He was a young male of indeterminate race. His face was so swollen that his facial features were distorted. A tracheostomy protruded from his neck attached to the ventilator. There was no neurological response and the CT of his head was flooded with blood, the ventricles squashed flat due to swelling.
He had been found in the street on the edge of the Latino/Asian community. There were witnesses to the incident. They said he had been beaten and then his head had been run over by a man in a small truck. No one admitted to knowing him. And when the detectives had returned to follow up on the patrolman's report, all of the witnesses were gone, vanished like smoke.
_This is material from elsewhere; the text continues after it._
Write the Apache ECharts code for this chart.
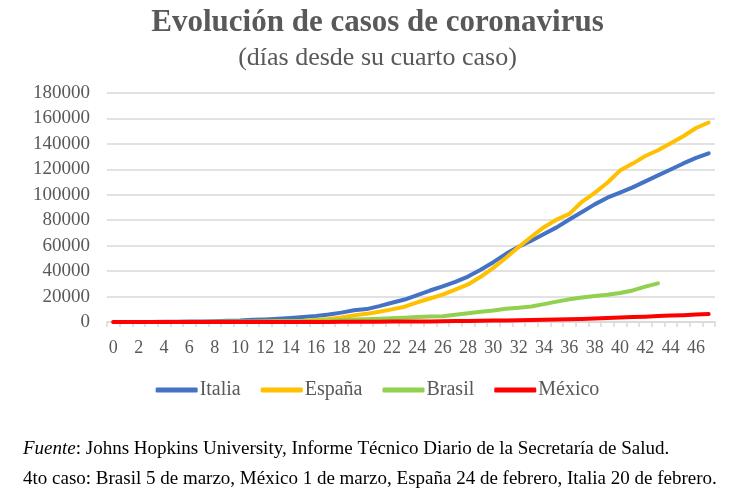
<!DOCTYPE html>
<html lang="es">
<head>
  <meta charset="UTF-8">
  <title>Evolución de casos de coronavirus</title>
  <script src="https://cdn.jsdelivr.net/npm/echarts@6/dist/echarts.min.js"></script>
  <style>
    html, body { margin: 0; padding: 0; background: #fff; }
    #chart { width: 755px; height: 497px; }
  </style>
</head>
<body>
<div id="chart"></div>
<script>
    // días desde el cuarto caso
    const dias = [];
    for (let d = 0; d <= 47; d++) dias.push(String(d));

    // casos acumulados por país
    const italia = [3, 3, 20, 62, 155, 229, 322, 453, 655, 888,
        1128, 1694, 2036, 2502, 3089, 3858, 4636, 5883, 7375, 9172,
        10149, 12462, 15113, 17660, 21157, 24747, 27980, 31506, 35713, 41035,
        47021, 53578, 59138, 63927, 69176, 74386, 80589, 86498, 92472, 97689,
        101739, 105792, 110574, 115242, 119827, 124632, 128948, 132547];

    const espana = [2, 3, 6, 13, 15, 32, 45, 84, 120, 165,
        222, 259, 400, 500, 673, 1073, 1695, 2277, 3500, 5200,
        6400, 8000, 9900, 12000, 15500, 18500, 21500, 25500, 29500, 35500,
        42500, 50500, 59000, 67000, 74500, 80500, 85000, 94500, 101500, 109500,
        119000, 124500, 130500, 135000, 140500, 146000, 152500, 156800];

    const brasil = [4, 8, 13, 19, 25, 25, 34, 52, 77, 151,
        151, 200, 234, 346, 529, 640, 970, 1178, 1546, 1924,
        2247, 2554, 2985, 3417, 3904, 4256, 4579, 5717, 6836, 8044,
        9056, 10360, 11130, 12161, 14034, 16000, 17800, 19200, 20500, 21500,
        22800, 24800, 27800, 30400];

    const mexico = [5, 5, 5, 5, 5, 6, 6, 7, 7, 7,
        8, 12, 12, 26, 41, 53, 82, 93, 118, 164,
        203, 251, 316, 367, 405, 475, 585, 717, 848, 993,
        1094, 1215, 1378, 1510, 1688, 1890, 2143, 2439, 2785, 3181,
        3441, 3844, 4219, 4661, 5014, 5399, 5847, 6297];

    const paises = ['Italia', 'España', 'Brasil', 'México'];
    const colores = ['#4472C4', '#FFC000', '#92D050', '#FF0000'];
    const valores = [italia, espana, brasil, mexico];

    const serif = '"Liberation Serif", "DejaVu Serif", serif';
    const gris = '#595959';

    const chart = echarts.init(document.getElementById('chart'));

    const options = {
        animation: false,
        textStyle: { fontFamily: serif },
        title: [
            {
                text: 'Evolución de casos de coronavirus',
                left: 'center',
                top: 2,
                textStyle: { fontFamily: serif, fontSize: 31, fontWeight: 'bold', color: gris }
            },
            {
                text: '(días desde su cuarto caso)',
                left: 'center',
                top: 40,
                textStyle: { fontFamily: serif, fontSize: 26, fontWeight: 'normal', color: gris }
            },
            {
                text: '{i|Fuente}: Johns Hopkins University, Informe Técnico Diario de la Secretaría de Salud.\n4to caso: Brasil 5 de marzo, México 1 de marzo, España 24 de febrero, Italia 20 de febrero.',
                left: 18,
                top: 429,
                textStyle: {
                    fontFamily: serif, fontSize: 19, fontWeight: 'normal', color: '#000',
                    lineHeight: 30,
                    rich: {
                        i: { fontFamily: serif, fontSize: 19, fontStyle: 'italic', color: '#000', lineHeight: 30 }
                    }
                }
            }
        ],
        legend: {
            data: paises,
            top: 375,
            left: 'center',
            icon: 'roundRect',
            itemWidth: 42,
            itemHeight: 5,
            itemGap: 20,
            textStyle: { fontFamily: serif, fontSize: 20, color: gris, padding: [0, 0, 0, -3] }
        },
        grid: {
            left: 107,
            right: 40,
            top: 93,
            bottom: 175
        },
        xAxis: {
            type: 'category',
            data: dias,
            boundaryGap: true,
            axisLine: { lineStyle: { color: '#d9d9d9', width: 1.5 } },
            axisTick: { show: true, interval: 0, length: 5, lineStyle: { color: '#d9d9d9', width: 1.5 } },
            axisLabel: { interval: 1, color: gris, fontSize: 18, margin: 17, fontFamily: serif }
        },
        yAxis: {
            type: 'value',
            min: 0,
            max: 180000,
            interval: 20000,
            axisLine: { show: false },
            axisTick: { show: false },
            axisLabel: {
                color: gris, fontSize: 19, margin: 17, fontFamily: serif,
                formatter: v => String(v)
            },
            splitLine: { lineStyle: { color: '#d9d9d9', width: 1.5 } }
        },
        series: paises.map((p, i) => ({
            name: p,
            type: 'line',
            data: valores[i],
            showSymbol: false,
            symbol: 'none',
            color: colores[i],
            lineStyle: { width: 4, color: colores[i], cap: 'round', join: 'round' }
        }))
    };

    chart.setOption(options);
</script>
</body>
</html>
No one in the vicinity recalled seeing anything.
He was presumed to be illegal. Attempts had been made to find family, but no one in the neighborhood seemed to be looking for him. No one knew him or knew what had happened to him. He was a ghost.
There were no tattoos. He had broken left ribs and a chest tube. His liver had been damaged and he was going into respiratory failure. On the third day of his hospitalization, he was put through the brain death protocol and was determined to be irreversibly damaged with no hope of survival.
The state organ donor team arrived and took over his care. They did blood and tissue typing to recover his organs if a family member came forth to give permission.They maintained his blood pressure, kept his fever in check and cultured him to rule out infections. They tested for hepatitis A,B and HIV. He was referred to as a "stellar donor."
The team supported him for 3 days as the detectives tried to find family or friends. Finally, life support was withdrawn and he died alone and unknown within twenty minutes. he had a strong heart but it finally stuttered and stopped.
I left the room to get a morgue pack to wrap his poor broken body. ten minutes later I returned to the darkened room. As I put on the light, I saw it: Pinned to his gown was a St. Christopher's medal and a single red rose.